Wenn man dem irischen Musiker Van Morrison eines nicht vorwerfen kann, dann ist es Faulheit. Zwischen September 2017 und Dezember 2018 veröffentlichte der mittlerweile 74jährige Meister vier neue Studioalben. „The Prophet Speaks“ war die 40. Scheibe seiner Karriere.
Allerdings war der 1945 in Belfast geborene legendäre Musiker zuletzt 2015 an gleicher Stelle in Hamburg zu sehen und hören. Also wurde es mal wieder dringend Zeit, und 4.000 meist angegraute Fans ließen es sich nicht nehmen, bei lauschigen Temperaturen im wunderbaren Stadtpark der Musiklegende die Referenz zu erweisen.
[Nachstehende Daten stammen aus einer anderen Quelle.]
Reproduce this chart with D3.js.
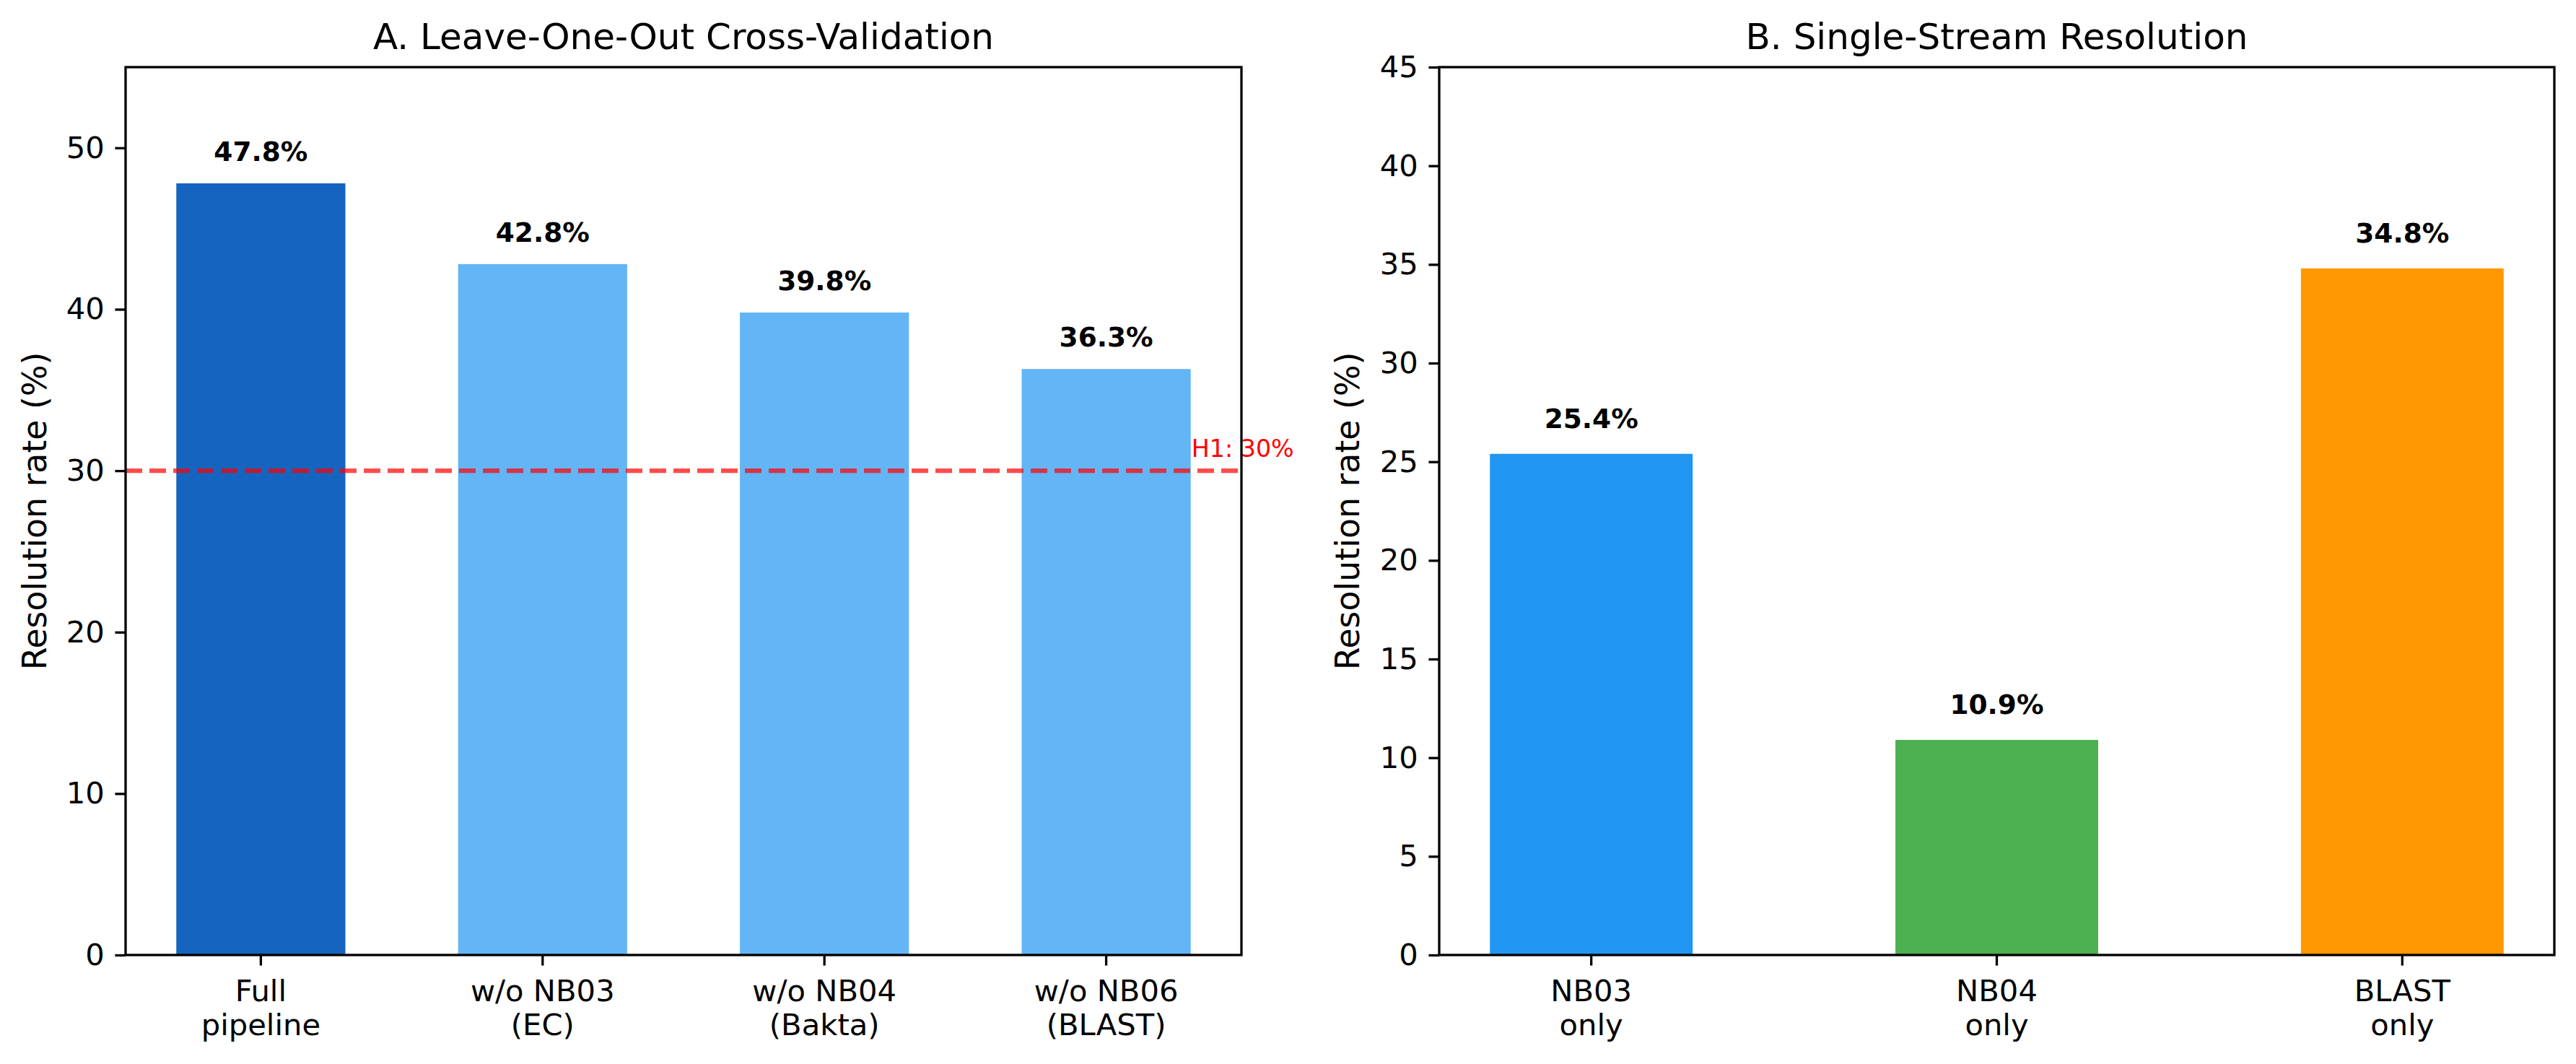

Und natürlich bekam das Publikum, wonach es lange warten musste: eine Live-Retrospektive aus 40 Jahren Blues, Soul, Jazz, Boogie, R&B und Pop. Natürlich hauptsächlich eigene Stücke aus seinem umfangreichen Repertoire, aber auch einige Interpretationen großer Kollegen (Muddy Waters, Lester Young, Bo Diddley und Carl Perkins), vor denen er sich gesanglich verbeugte.
Los ging es mit „Let´s get lost“, wobei sich sofort seine sechs-köpfige Begleit-Band gehörig Respekt verschaffte. Bass, Gitarre, Orgel, zwei Perkussionisten und eine hervorragende Background-Sängerin (Dana Masters) heimsten des öfteren Szenenapplaus ein, wenn sie mal wieder eine gelungene Solo-Einlage abgeliefert hatten. Besonders Dana Masters konnte gut gefallen, wann immer sie Platz für eigene Vokalausflüge bekam.
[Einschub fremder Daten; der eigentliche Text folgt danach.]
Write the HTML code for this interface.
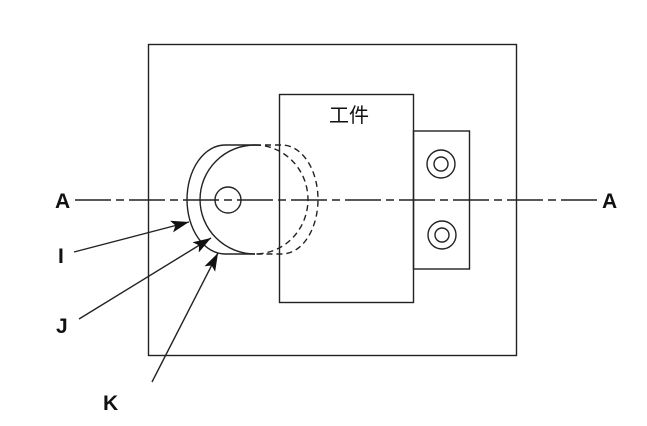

Ansonsten wusste aber Van Morrison selbst mit seiner immer noch sehr prägnanten Stimme und seinem musikalischen Talent an Mundharmonika und Saxophon zu überzeugen. In Glitzeranzug und Hut wirkt der kleine, alte Mann manchmal wie eine Danny de Vito-Kopie, aber dann haut er eine herzerwärmende Version von „Sometimes We Cry“ raus, dass einem die Tränen vor Freude kommen möchten.
Van Morrison hält zwar keine großen Reden und sagt auch seine Songs nicht an, zeigt sich aber hochkonzentriert und aufgeräumt. Er spielt teilweise ohne Übergänge Klassiker wie „Days like this“, „Enlightenment“ oder die wunderbar schwingende Nummer „Have I Told You Lately“. Es folgten Countrynummern wie „Ride on Josephine“ von Bo Diddley oder das ganz frühe „Brown Eyed Girl“, wo Morrison auch mal den irischen Cowboy raus hängen lassen kann.
Nach gut eineinhalb Stunden beenden die Musiker die entspannte Feierabend-Show mit einer 15-minütigen Lang-Version von „Gloria“ - noch so ein Klassiker aus seiner Zeit mit „Them“. Während sich der Meister langsam verkrümelt, dürfen seine Musiker noch einmal 10 Minuten loslegen und sich mit diversen Solis selbst profilieren. Ein wunderschöner Sommerabend in meiner Lieblings-Live-Location mit gekonnt-relaxter Musik – was will man mehr!